Controversies and debates
Public funding versus private investment
Advocates for aggressive public investment argue that foundational quantum photonics research has broad strategic value and may be undersupplied by private capital due to high risk and long horizons. Critics contend that market-driven funding and competitive pressure deliver better efficiency and faster real-world products, while the state should focus on clear national-security priorities and sensible, not culture-war–driven, science policy.
Open ecosystems versus proprietary ecosystems
A core disagreement centers on whether the field should favor open standards and shared toolchains that lower barriers to entry, or protect intellectual property to incentivize further invention. In a market-friendly view, competitive, well-defended IP can accelerate breakthroughs by ensuring returns on investment, but excessive secrecy might slow broad adoption and cross-pollination of ideas. See open standards and intellectual property.
Social critique versus innovation incentives
Some critics argue that research agendas should foreground social equity, broad access, and workforce diversity, sometimes invoking sweeping reforms of funding priorities. A practical, market-oriented perspective emphasizes maximizing tangible benefits—such as national security, consumer electronics use-cases, and private-sector job creation—while addressing social concerns through targeted programs, apprenticeship pipelines, and merit-based funding, rather than broad restructuring of research incentives. This stance contends that broad-based innovation accelerates both economic growth and the ability to fund inclusive programs in the long run, though it acknowledges the legitimacy of ongoing policy debates about equity and opportunity. See diversity in science and public funding.

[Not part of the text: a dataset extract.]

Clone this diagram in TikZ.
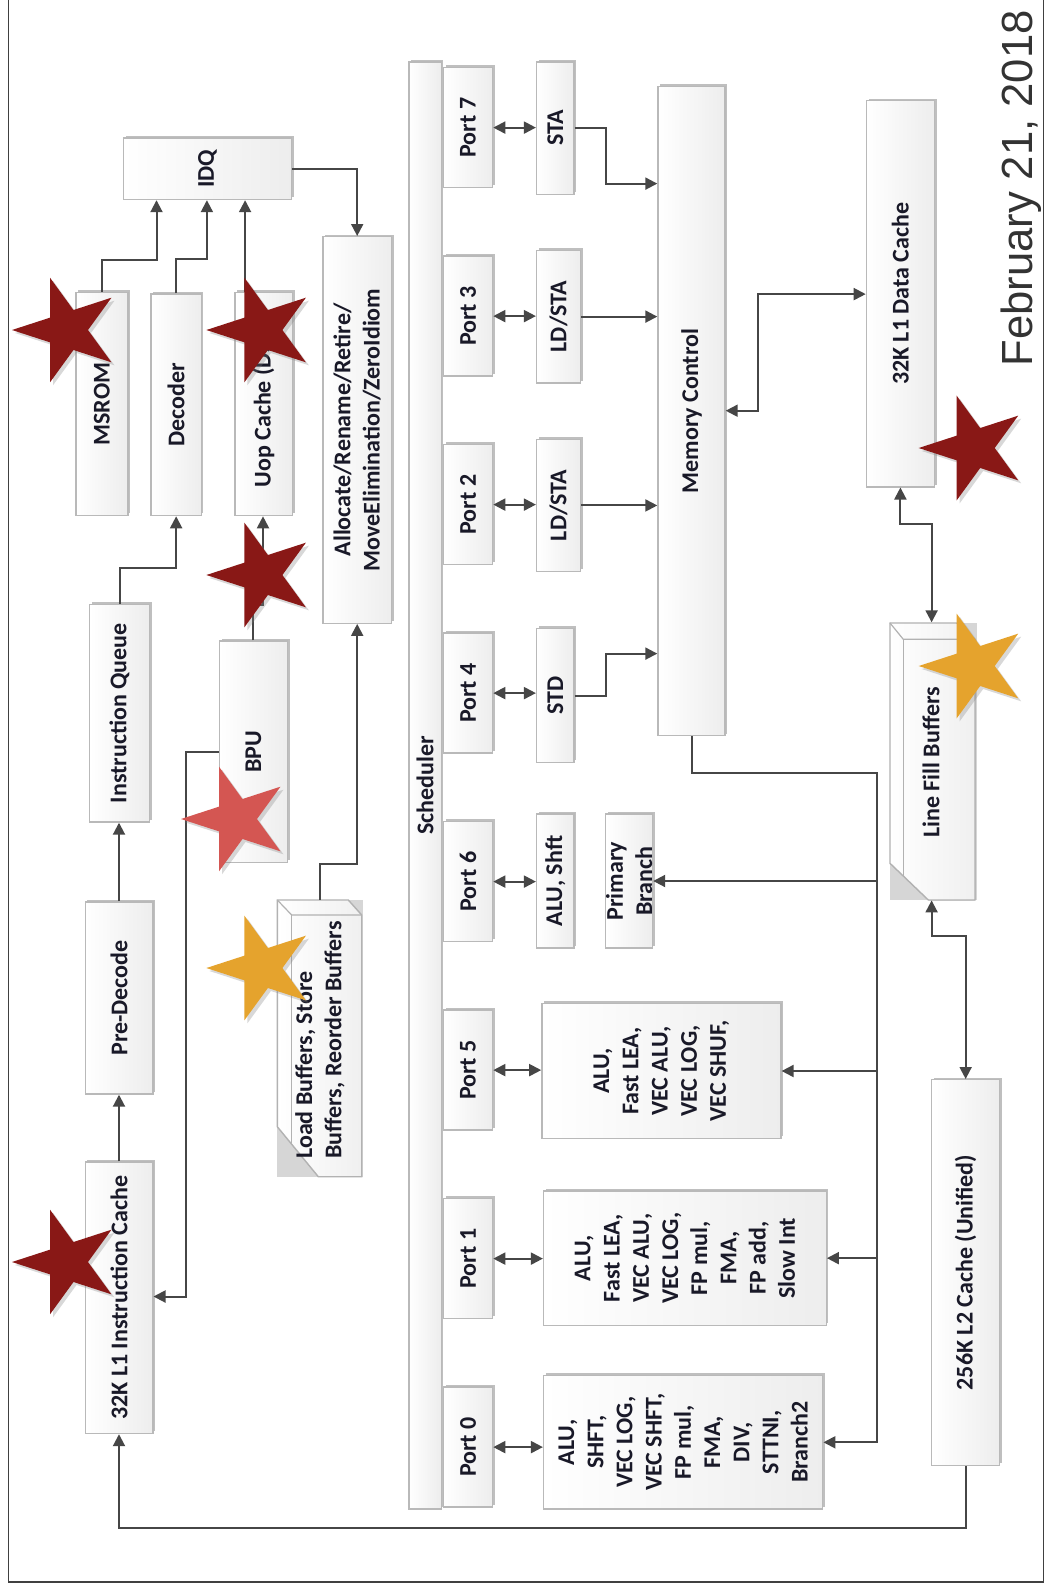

Global competition and strategic risk
With nations seeking leadership in strategic technologies, there is intense focus on supply-chain resilience, domestic manufacturing, and export controls. Critics of overbearing industrial policy warn that heavy-handed government direction can stifle innovation and lead to less efficient outcomes, while proponents argue that national capabilities in critical technologies are essential for security and competitiveness. See national security and supply chain.